Os olhos do menino fogem do rosto do repórter. Há um
nítido desconforto naquela conversa na tarde da última quarta-feira. Falar
sobre o passado ressuscita lembranças perturbadoras e difíceis de encarar. “Não
sei aonde a minha mãe está. Também não quero voltar a morar naquela casa”,
revela o pequeno Leonardo, 12 anos. Em outro cômodo daquele abrigo, o menino
Jonas dispara a mesma resposta para duas perguntas distintas. “Tenho 13 anos.
Estou aqui há 13 anos. Ninguém vem me visitar”, diz. Leonardo e Jonas não querem
falar mais.
Os dois personagens que abrem esta matéria – ambos com nomes fictícios – fazem
parte de um grupo de crianças e adolescentes vítima do poder devastador do
álcool e outras drogas. Eles não são usuários de entorpecentes mas sentem os
efeitos da dependência química talvez da forma mais brutal possível. Para eles,
não há remédios ou internação em clínicas que possam reverter o quadro e
aliviar a dor. Leonardo e Jonas vivem longe do convívio familiar.
Foram
abandonados pelos pais devido ao uso de drogas. Além deles, Natal tem mais 44
crianças ou adolescentes na mesma situação: órfãos de pais vivos. No Brasil,
mais de 80% dos encaminhamentos a abrigos estão vinculados à problemas com
drogas. Os números da capital potiguar são da 1ª vara da Infância e da
Juventude e mostram a realidade nos nove abrigos que recebem os meninos e
meninas abandonados com faixa etária entre 0 e 17 anos. Quase a metade dos que
estão abrigados são filhos de pais dependentes químicos que não têm capacidade
de criá-los. No mesmo grupo, também há os pais que já faleceram em virtude do
vício. Nesse contexto trágico, o crack é apontado como uma das drogas mais
aterrorizantes.
Até a última terça-feira, 100 crianças ou adolescentes
estavam morando em uma das unidades acolhedoras existentes na capital potiguar.

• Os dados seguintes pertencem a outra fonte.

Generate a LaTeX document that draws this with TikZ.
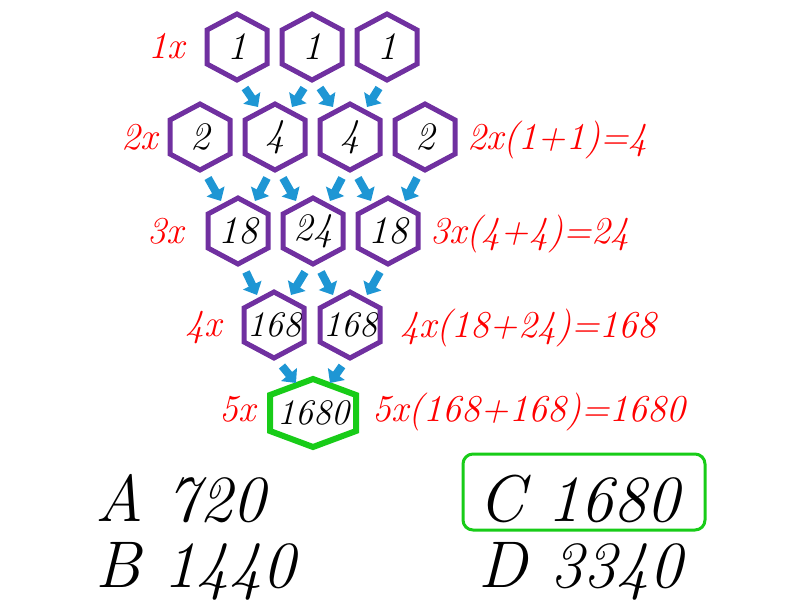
\documentclass[tikz,border=0pt]{standalone}
\usetikzlibrary{arrows.meta}
\definecolor{hexpurple}{RGB}{112,48,160}
\definecolor{arrowblue}{RGB}{30,150,212}
\definecolor{goodgreen}{RGB}{24,204,24}

\begin{document}
\begin{tikzpicture}[x=1pt,y=-1pt,
    cell/.style={font=\fontsize{39}{39}\selectfont\itshape, inner sep=0pt},
    widecell/.style={font=\fontsize{36}{36}\selectfont\itshape, inner sep=0pt},
    factor/.style={font=\fontsize{38}{38}\selectfont\itshape, text=red, inner sep=0pt},
    answer/.style={font=\fontsize{66}{66}\selectfont\itshape, inner sep=0pt, anchor=base west},
    hexline/.style={line width=5pt, draw=hexpurple},
    jump/.style={line width=8pt, draw=arrowblue, -{Triangle[width=20pt,length=11pt]}}]
            \useasboundingbox (0,0) rectangle (800,600);
            % purple cells
            \foreach \n/\x/\y/\v/\f in {r1a/237/47/1/cell, r1b/312/47/1/cell, r1c/387/47/1/cell,
                r2a/200/137/2/cell, r2b/275/137/4/cell, r2c/350/137/4/cell, r2d/425/137/2/cell,
                r3a/238/231/18/cell, r3b/313/231/24/cell, r3c/388/231/18/cell,
                r4a/274/325/168/widecell, r4b/350/325/168/widecell} {
                \node[\f] (\n) at (\x,\y) {\v};
                \draw[hexline, shift={(\n.center)}] (0,-33) -- (30,-17) -- (30,17) -- (0,33) -- (-30,17) -- (-30,-17) -- cycle;
            }
            % green cell
            \node[widecell] (r5a) at (313,413) {1680};
            \draw[line width=6pt, draw=goodgreen, shift={(r5a.center)}] (0,-34) -- (43,-18) -- (43,18) -- (0,34) -- (-43,18) -- (-43,-18) -- cycle;
            % arrows
            \foreach \a/\b/\s in {r1a/r2b/1, r1b/r2b/-1, r1b/r2c/1, r1c/r2c/-1,
                r2a/r3a/1, r2b/r3a/-1, r2b/r3b/1, r2c/r3b/-1, r2c/r3c/1, r2d/r3c/-1,
                r3a/r4a/1, r3b/r4a/-1, r3b/r4b/1, r3c/r4b/-1,
                r4a/r5a/1, r4b/r5a/-1}
                \draw[jump] ([shift={(8*\s,41)}]\a.center) -- ([shift={(-17*\s,-30)}]\b.center);
            % factors
            \node[factor, anchor=base east] (f1) at (185,58) {1x};
            \node[factor, anchor=base east] (f2) at (158,149) {2x};
            \node[factor, anchor=base east] (f3) at (184,243) {3x};
            \node[factor, anchor=base east] (f4) at (222,336) {4x};
            \node[factor, anchor=base east] (f5) at (256,421) {5x};
            \node[factor, anchor=base west] (s2) at (467,149) {2x(1+1)=4};
            \node[factor, anchor=base west] (s3) at (430,243) {3x(4+4)=24};
            \node[factor, anchor=base west] (s4) at (400,337) {4x(18+24)=168};
            \node[factor, anchor=base west] (s5) at (372,421) {5x(168+168)=1680};
            % answers
            \node[answer] (optA) at (95,521) {A 720};
            \node[answer] (optB) at (95,587) {B 1440};
            \node[answer] (optC) at (478,521) {C 1680};
            \node[answer] (optD) at (478,587) {D 3340};
            \draw[line width=3pt, goodgreen, rounded corners=10pt] (463,454) rectangle (705,530);
        \end{tikzpicture}
\end{document}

Muitos estão há vários anos nesses locais. É o caso de Jonas. Ele nasceu numa
cidade no interior do Estado e foi abandonado pela mãe logo nos primeiros dias
de vida. Sem parentes próximos para adotá-lo, a Justiça determinou sua
internação. Já se vão 13 anos morando em casas de passagem. Treze anos
convivendo com o estigma do abandono.
A família é referência de afeto, proteção e cuidado, onde
as crianças constroem seus primeiros vínculos afetivos, experimentam emoções,
desenvolvem a autonomia, tomam decisões, exercem o cuidado mútuo e vivenciam
conflitos. O Plano Nacional de Promoção, Proteção e Defesa do Direito de
Crianças e Adolescentes à Convivência Familiar e Comunitária (PNCFC), destacava
que um ambiente familiar afetivo e continente às necessidades da criança e,
mais tarde do adolescente, constitui a base para o desenvolvimento saudável ao
longo de todo o ciclo vital.
Tanto a imposição do limite, da autoridade e da realidade, quanto o cuidado e a
afetividade são fundamentais para a constituição da subjetividade e
desenvolvimento das habilidades necessárias à vida em comunidade.
De acordo com a psicóloga Jemima Morais Veras, ao longo da vida criamos
estratégias para entender nossas experiências. “Elas podem ser positivas ou
negativas”, diz. Para ela, as crianças abandonadas podem desenvolver percepções
negativas. “As crianças abandonadas podem desenvolver a percepção de que as
pessoas a sua volta não serão capazes de lhe dar amor, compreensão e proteção.
Também é possível que desenvolvam o sentimento de vergonha, de
inferioridade, de que são indesejadas, imprestáveis”, declara.